According to Triebel, “IMP761 is the only LAG-3 agonist mAb which has been published. It took us more than 20 years to end up finding an agonist LAG-3 mAb, screening hundreds of hybridomas in a functional assay. An mAb to LAG-3 has to touch the right button (i.e., the right conformational B-cell epitope) on the N-terminal domain of LAG-3 (i.e., the one in direct contact with its ligands, MHC class II molecules) to be able to mimic the ligand and strengthen the induced negative signaling mediated by LAG-3. So, quite difficult to find.”
 
“Of course, as the function of LAG-3 is known and numerous blocking LAG-3 mAbs are currently being tested in pivotal trials in immuno-oncology validating LAG-3 as an important target in patients, the potential use of an agonist LAG-3 mAb would be of course in autoimmune diseases (AID),” he states. “For more than 95 percent of AID, the root cause has been defined primarily by a break of tolerance of a few T cells that recognize a given self-antigen (e.g., a skin protein, in the case of psoriasis) too strongly … leading to the killing of the target tissue cells harboring this antigen either by the production of cytotoxic immunoglobulins or the generation of cytotoxic CD8 T cells.”
 
The pharmaceutical-grade, stable CHO cell clones which were developed have provided significantly higher product yields of Immutep’s IMP761 product candidate than the companies had initially anticipated. These results will permit a smooth transition to the development stages. In 2019, Batavia licensed Horizon Discovery’s GS-knockout CHO expression system, CHOSOURCE. The full services package using this system—including cell line generation, process development and manufacturing—is marketed by Batavia as STEP-mAb.
 
“The CHO-K1 cell line used by Batavia has a long history of being used for production of monoclonal antibodies for clinical evaluation and therapeutic use. Batavia’s STEP-mAb platform employs a CHO-K1 cell line from Horizon Discovery where the gene for glutamine synthase … is knocked off using state-of-the-art genome editing. By using glutamine-deficient media and by linking expression of recombinant protein—IMP761, in this case—to glutamine synthase, we are able to isolate only those cells that produce the antibody,” said Dr.
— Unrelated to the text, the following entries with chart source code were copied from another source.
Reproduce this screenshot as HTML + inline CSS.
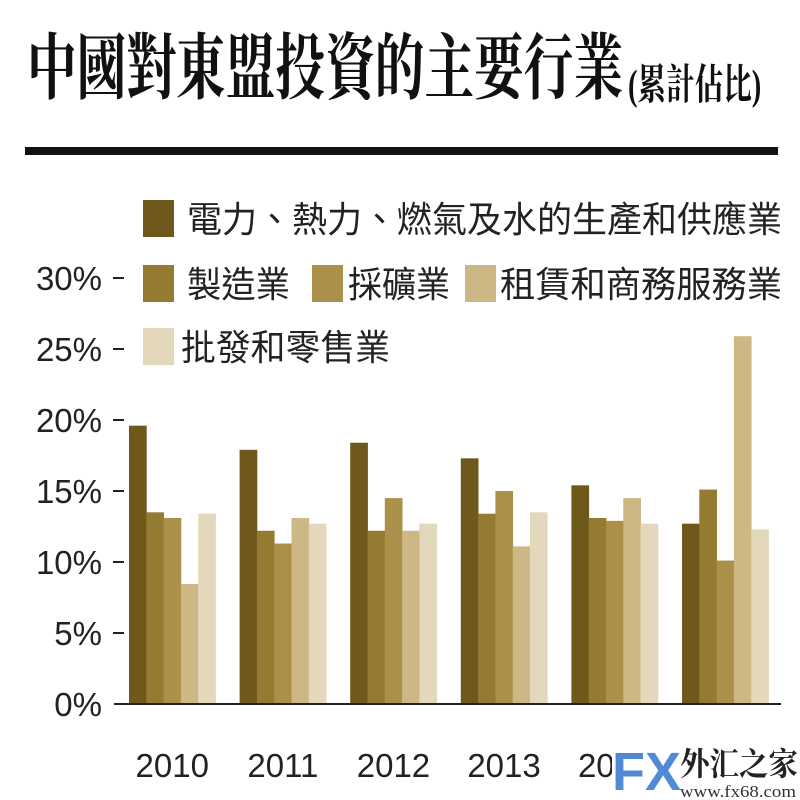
<!DOCTYPE html>
<html><head><meta charset="utf-8">
<style>
body{margin:0;background:#fff;}
#wrap{position:relative;width:800px;height:800px;overflow:hidden;background:#fff;font-family:"Liberation Sans","Noto Sans CJK TC",sans-serif;}
.t{position:absolute;white-space:nowrap;}
</style></head><body>
<div id="wrap">
<div class="t" style="left:27px;top:26px;font-family:'Liberation Serif','Noto Serif CJK SC',serif;font-weight:bold;font-size:72px;line-height:86px;transform:scaleX(0.69);transform-origin:0 0;color:#111;">中國對東盟投資的主要行業</div>
<div class="t" style="left:628px;top:60px;font-family:'Liberation Serif','Noto Serif CJK SC',serif;font-weight:bold;font-size:42px;line-height:52px;transform:scaleX(0.68);transform-origin:0 0;color:#111;">(累計佔比)</div>
<div style="position:absolute;left:25px;top:147px;width:753px;height:8px;background:#111;"></div>
<svg id="svg" width="800" height="800" style="position:absolute;left:0;top:0"></svg>
</div>
<script>
const categories=["2010","2011","2012","2013","2014","2015"];
const seriesNames=["電力、熱力、燃氣及水的生產和供應業","製造業","採礦業","租賃和商務服務業","批發和零售業"];
const sPower=[19.6,17.9,18.4,17.3,15.4,12.7];
const sMfg=[13.5,12.2,12.2,13.4,13.1,15.1];
const sMining=[13.1,11.3,14.5,15.0,12.9,10.1];
const sLeasing=[8.45,13.1,12.2,11.1,14.5,25.9];
const sRetail=[13.4,12.7,12.7,13.5,12.7,12.3];
const yTicks=[0,5,10,15,20,25,30];
const yTickLabels=["0%","5%","10%","15%","20%","25%","30%"];
const series=[sPower,sMfg,sMining,sLeasing,sRetail];
const colors=["#6f581c","#957a32","#ab9049","#cdb784","#e3d8bb"];
const NS="http://www.w3.org/2000/svg";
const svg=document.getElementById('svg');
const y0=704,pxPer=14.2,gx0=129,gStep=110.6,bw=17.3;
function yS(v){return y0-v*pxPer;}
function xS(ci,si){return gx0+ci*gStep+si*bw;}
function mk(tag,attrs){const e=document.createElementNS(NS,tag);for(const k in attrs)e.setAttribute(k,attrs[k]);svg.appendChild(e);return e;}
series.forEach((s,si)=>{s.forEach((v,ci)=>{
 const r=mk('rect',{x:xS(ci,si),y:yS(v),width:bw+0.4,height:y0-yS(v),fill:colors[si]});
 
 
});});
const ax=mk('line',{x1:114,x2:781,y1:y0,y2:y0,stroke:'#222','stroke-width':2});


yTicks.forEach((t,i)=>{
 if(t>0){const l=mk('line',{x1:113,x2:124,y1:yS(t),y2:yS(t),stroke:'#222','stroke-width':2});
 
 }
 const tx=mk('text',{x:102,y:yS(t)+12,'text-anchor':'end','font-size':33,'font-family':'Liberation Sans, sans-serif',fill:'#222'});
 tx.textContent=yTickLabels[i];
 
 
});
categories.forEach((c,ci)=>{
 const tx=mk('text',{x:xS(ci,0)+bw*2.5,y:777,'text-anchor':'middle','font-size':33,'font-family':'Liberation Sans, sans-serif',fill:'#222'});
 tx.textContent=c;
 
 
});
const leg=[[143,200,187,0],[143,265,187,1],[312,265,348,2],[465,265,500,3],[143,328,181,4]];
const legW=[595,103,102,282,209];
leg.forEach((L,i)=>{
 const r=mk('rect',{x:L[0],y:L[1],width:31,height:37,fill:colors[L[3]]});
 
 
 const t=mk('text',{x:L[2],y:L[1]+32,'font-size':36,'font-family':'Liberation Sans, Noto Sans CJK TC, sans-serif',fill:'#222',textLength:legW[i],lengthAdjust:'spacingAndGlyphs'});
 t.textContent=seriesNames[L[3]];
 
 
});
const wm=mk('rect',{x:612,y:738,width:188,height:62,fill:'#fff'});


const fx=mk('text',{x:612,y:790,'font-size':54,'font-weight':'bold','font-family':'Liberation Sans, sans-serif',fill:'#4f8ad6'});
fx.textContent='FX';


const wc=mk('text',{x:680,y:775,'font-size':32,'font-weight':'bold','font-family':'Noto Serif CJK SC, serif',fill:'#222',textLength:118,lengthAdjust:'spacingAndGlyphs'});
wc.textContent='外汇之家';


const wu=mk('text',{x:680,y:797,'font-size':17,'font-family':'Liberation Serif, serif',fill:'#333',textLength:116,lengthAdjust:'spacingAndGlyphs'});
wu.textContent='www.fx68.com';


</script>
</body></html>
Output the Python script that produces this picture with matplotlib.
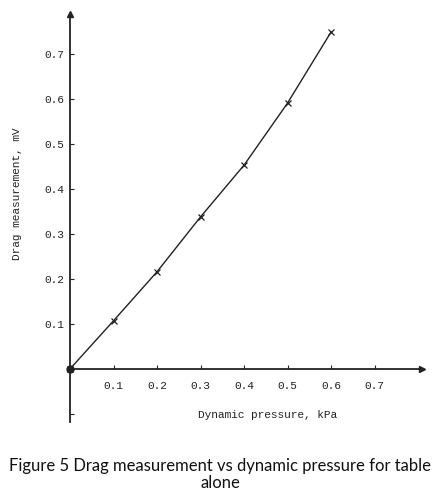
import matplotlib
matplotlib.use("Agg")
import matplotlib.pyplot as plt

# Data
pressure_kpa = [0.0, 0.1, 0.2, 0.3, 0.4, 0.5, 0.6]
drag_mv = [0.0, 0.107, 0.216, 0.338, 0.453, 0.591, 0.749]

x_ticks = [0.1, 0.2, 0.3, 0.4, 0.5, 0.6, 0.7]
x_tick_labels = ["0.1", "0.2", "0.3", "0.4", "0.5", "0.6", "0.7"]
y_ticks = [-0.1, 0.0, 0.1, 0.2, 0.3, 0.4, 0.5, 0.6, 0.7]
y_tick_labels = ["", "", "0.1", "0.2", "0.3", "0.4", "0.5", "0.6", "0.7"]

mono = "Liberation Mono"
ink = "#222222"

fig = plt.figure(figsize=(4.40, 4.94), dpi=100)
ax = fig.add_axes([70 / 440, 72 / 494, 352 / 440, 408 / 494])
ax.set_xlim(0, 0.809)
ax.set_ylim(-0.118, 0.789)

for s in ["top", "right"]:
    ax.spines[s].set_visible(False)
ax.spines["bottom"].set_position(("data", 0))
ax.spines["left"].set_position(("data", 0))
for s in ["bottom", "left"]:
    ax.spines[s].set_color(ink)
    ax.spines[s].set_linewidth(1.3)

# arrowheads
ax.plot(1, 0, ">", color=ink, markersize=5, transform=ax.get_yaxis_transform(), clip_on=False)
ax.plot(0, 1, "^", color=ink, markersize=5, transform=ax.get_xaxis_transform(), clip_on=False)

ax.set_xticks(x_ticks)
ax.set_xticklabels(x_tick_labels, fontfamily=mono, fontsize=8)
ax.set_yticks(y_ticks)
ax.set_yticklabels(y_tick_labels, fontfamily=mono, fontsize=8)
ax.tick_params(axis="both", direction="in", length=3, width=0.8, color=ink, labelcolor=ink)
ax.tick_params(axis="x", pad=9)
ax.tick_params(axis="y", pad=4)

ax.plot(pressure_kpa, drag_mv, color=ink, linewidth=1.0, marker="x",
        markersize=4, markeredgewidth=0.9, clip_on=False)
ax.plot(pressure_kpa[:1], drag_mv[:1], "o", color=ink, markersize=5, clip_on=False, zorder=5)

ax.set_xlabel("Dynamic pressure, kPa", fontfamily=mono, fontsize=8, color=ink)
ax.xaxis.label.set_va("center")
ax.xaxis.set_label_coords(0.5625, (494 - 415 - 72) / 408)
ax.set_ylabel("Drag measurement, mV", fontfamily=mono, fontsize=8, color=ink)
ax.yaxis.label.set_va("center")
ax.yaxis.set_label_coords(-0.15, 0.559)

fig.text(0.5, 1 - 474.5 / 494, "Figure 5 Drag measurement vs dynamic pressure for table\nalone",
         ha="center", va="center", fontfamily="Lato", fontsize=12, color="#111111",
         linespacing=1.1)

fig.savefig("out.png", dpi=100)
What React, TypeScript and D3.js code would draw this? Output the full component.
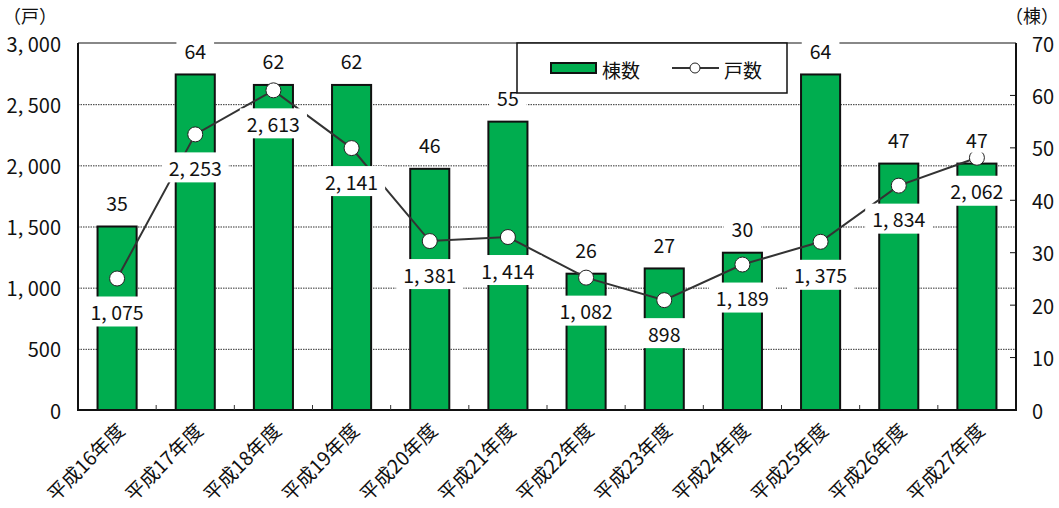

Abhinav Luthra, associate director of Batavia Biosciences, and project manager for the Immutep project. “Additional metabolic pressure is applied during cell selection by means of a glutamine synthetase inhibitor. All these factors—including a robust cell line, effective expression vectors and workflows to select cell lines with desired characteristics—enable us to produce cell lines with the highest possible expression level.”
 
“Our current efforts have resulted in a pharmaceutical-grade cell pool that produces a high-level of functionally active IMP761,” Luthra adds. “We have started the process of isolating clonal populations from this pool that will give us consistent performance during a large-scale manufacturing. This process, also involving fully characterizing the resultant cell clones, is expected to take eight to 10 months.”
 
As well as readying IMP761 for GMP manufacturing, the companies plan to prepare a preclinical package for IND submission to the FDA.